>> BEGIN COLLECTED MATERIAL

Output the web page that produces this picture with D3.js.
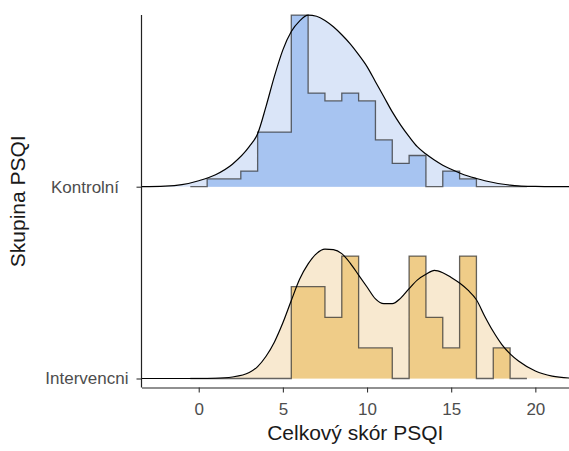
<!DOCTYPE html>
<html lang="cs">
  <head>
    <meta charset="UTF-8" />
    <title>Celkový skór PSQI</title>
    <script src="https://d3js.org/d3.v7.min.js"></script>
    <style>
      body {
        margin: 0;
        font-family: "Liberation Sans", Arial, sans-serif;
      }
      .tick text {
        fill: #4d4d4d;
        font-size: 17px;
        white-space: pre;
      }
      .tick line {
        stroke: #333;
        stroke-width: 1.1;
      }
    </style>
  </head>
  <body>
    <svg width="569" height="451"></svg>

    <script>
      // groups (bottom to top) and their tick labels
      const groups = ["Intervencni", "Kontrolní"];
      const groupLabels = ["Intervencni", "Kontrolní\u00a0\u00a0"];

      // histogram: bins of width 1 centred on these scores
      const binCenters = [0, 1, 2, 3, 4, 5, 6, 7, 8, 9, 10, 11, 12, 13, 14, 15, 16, 17, 18, 19];
      const kontrolCounts = [0, 1, 1, 2, 7, 7, 22, 12, 11, 12, 11, 6, 3, 4, 0, 2, 1, 0, 0, 0];
      const intervCounts = [0, 0, 0, 0, 0, 0, 3, 3, 2, 4, 1, 1, 0, 4, 2, 1, 4, 0, 1, 0];

      // density curves
      const densX = [-3.4, -2, -1, 0, 1, 2, 3, 3.5, 4, 4.5, 5, 5.5, 6, 6.5, 7, 7.5, 8, 8.5, 9, 9.5, 10,
        10.5, 11, 11.5, 12, 12.5, 13, 13.5, 14, 14.5, 15, 15.5, 16, 16.5, 17, 17.5, 18, 18.5, 19, 20, 21, 22.1];
      const kontrolDens = [0, 0.0006, 0.0025, 0.0075, 0.0151, 0.0283, 0.0503, 0.0666, 0.101, 0.139, 0.172,
        0.195, 0.2085, 0.2156, 0.2142, 0.209, 0.201, 0.191, 0.1796, 0.166, 0.151, 0.132, 0.113, 0.094,
        0.0775, 0.063, 0.05, 0.041, 0.0335, 0.027, 0.0219, 0.0173, 0.0134, 0.0103, 0.0075, 0.0053,
        0.0034, 0.002, 0.001, 0.0003, 0, 0];
      const intervDens = [0, 0, 0, 0, 0.0003, 0.0019, 0.0075, 0.015, 0.028, 0.046, 0.07, 0.098, 0.125,
        0.144, 0.157, 0.1625, 0.162, 0.157, 0.145, 0.13, 0.115, 0.1, 0.094, 0.094, 0.101, 0.113, 0.124,
        0.131, 0.136, 0.133, 0.127, 0.12, 0.111, 0.099, 0.078, 0.059, 0.043, 0.031, 0.022, 0.0095, 0.003,
        0.0005];

      const xTicks = [0, 5, 10, 15, 20];

      const colors = {
        Kontrolní: {dens: "#dae5f8", hist: "#a7c4f1"},
        Intervencni: {dens: "#f8e9d0", hist: "#efcc88"},
      };

      const series = [
        {group: "Kontrolní", counts: kontrolCounts, dens: kontrolDens},
        {group: "Intervencni", counts: intervCounts, dens: intervDens},
      ];

      const svg = d3.select("svg");
      const panel = {left: 141.5, right: 569, top: 15, bottom: 387.5};

      const x = d3.scaleLinear().domain([-3.4, 22.0]).range([panel.left, panel.right]);
      const y = d3.scalePoint().domain(groups).range([378.5, 186.7]);
      const h = d3.scaleLinear().domain([0, 0.2157]).range([0, 171.6]);

      series.forEach((s) => {
        const base = y(s.group);
        const total = d3.sum(s.counts);
        const pts = densX.map((v, i) => ({x: v, d: s.dens[i]}));

        // density fill
        svg.append("path")
          .datum(pts)
          .attr("fill", colors[s.group].dens)
          .attr("d", d3.area().x((d) => x(d.x)).y0(base).y1((d) => base - h(d.d)).curve(d3.curveMonotoneX));

        // histogram as a step outline
        const steps = [{x: binCenters[0] - 0.5, d: 0}];
        binCenters.forEach((c, i) => {
          const dv = s.counts[i] / total;
          steps.push({x: c - 0.5, d: dv}, {x: c + 0.5, d: dv});
        });
        steps.push({x: binCenters[binCenters.length - 1] + 0.5, d: 0});

        svg.append("path")
          .datum(steps)
          .attr("fill", colors[s.group].hist)
          .attr("d", d3.area().x((d) => x(d.x)).y0(base).y1((d) => base - h(d.d)));

        svg.append("path")
          .datum(steps)
          .attr("fill", "none")
          .attr("stroke", "#333")
          .attr("stroke-opacity", 0.75)
          .attr("stroke-width", 1.3)
          .attr("d", d3.line().x((d) => x(d.x)).y((d) => base - h(d.d)));

        // density outline
        svg.append("path")
          .datum(pts)
          .attr("fill", "none")
          .attr("stroke", "#000")
          .attr("stroke-width", 1.2)
          .attr("d", d3.line().x((d) => x(d.x)).y((d) => base - h(d.d)).curve(d3.curveMonotoneX));
      });

      // axes
      const xAxis = svg.append("g")
        .attr("transform", `translate(0,${panel.bottom})`)
        .call(d3.axisBottom(x).tickValues(xTicks).tickSize(5).tickSizeOuter(0).tickPadding(10));
      xAxis.select(".domain").attr("stroke", "#222").attr("stroke-width", 1.2);

      const yAxis = svg.append("g")
        .attr("transform", `translate(${panel.left},0)`)
        .call(d3.axisLeft(y).tickSize(5).tickPadding(8)
          .tickFormat((d) => groupLabels[groups.indexOf(d)]));
      yAxis.select(".domain").remove();
      svg.append("line")
        .attr("x1", panel.left).attr("x2", panel.left)
        .attr("y1", panel.top).attr("y2", panel.bottom)
        .attr("stroke", "#222").attr("stroke-width", 1.2);

      svg.append("text")
        .attr("x", (panel.left + panel.right) / 2)
        .attr("y", 440)
        .attr("text-anchor", "middle")
        .attr("font-size", 21)
        .attr("fill", "#1a1a1a")
        .text("Celkový skór PSQI");

      svg.append("text")
        .attr("transform", `translate(25,${(panel.top + panel.bottom) / 2}) rotate(-90)`)
        .attr("text-anchor", "middle")
        .attr("font-size", 21)
        .attr("fill", "#1a1a1a")
        .text("Skupina PSQI");
    </script>
  </body>
</html>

>> END COLLECTED MATERIAL

With the pictures left out, restate word for word every line of the data above, from the first down to the line that contains "1, 4, 0, 1, 0];".

Output the web page that produces this picture with D3.js.
<!DOCTYPE html>
<html lang="cs">
  <head>
    <meta charset="UTF-8" />
    <title>Celkový skór PSQI</title>
    <script src="https://d3js.org/d3.v7.min.js"></script>
    <style>
      body {
        margin: 0;
        font-family: "Liberation Sans", Arial, sans-serif;
      }
      .tick text {
        fill: #4d4d4d;
        font-size: 17px;
        white-space: pre;
      }
      .tick line {
        stroke: #333;
        stroke-width: 1.1;
      }
    </style>
  </head>
  <body>
    <svg width="569" height="451"></svg>

    <script>
      // groups (bottom to top) and their tick labels
      const groups = ["Intervencni", "Kontrolní"];
      const groupLabels = ["Intervencni", "Kontrolní\u00a0\u00a0"];

      // histogram: bins of width 1 centred on these scores
      const binCenters = [0, 1, 2, 3, 4, 5, 6, 7, 8, 9, 10, 11, 12, 13, 14, 15, 16, 17, 18, 19];
      const kontrolCounts = [0, 1, 1, 2, 7, 7, 22, 12, 11, 12, 11, 6, 3, 4, 0, 2, 1, 0, 0, 0];
      const intervCounts = [0, 0, 0, 0, 0, 0, 3, 3, 2, 4, 1, 1, 0, 4, 2, 1, 4, 0, 1, 0];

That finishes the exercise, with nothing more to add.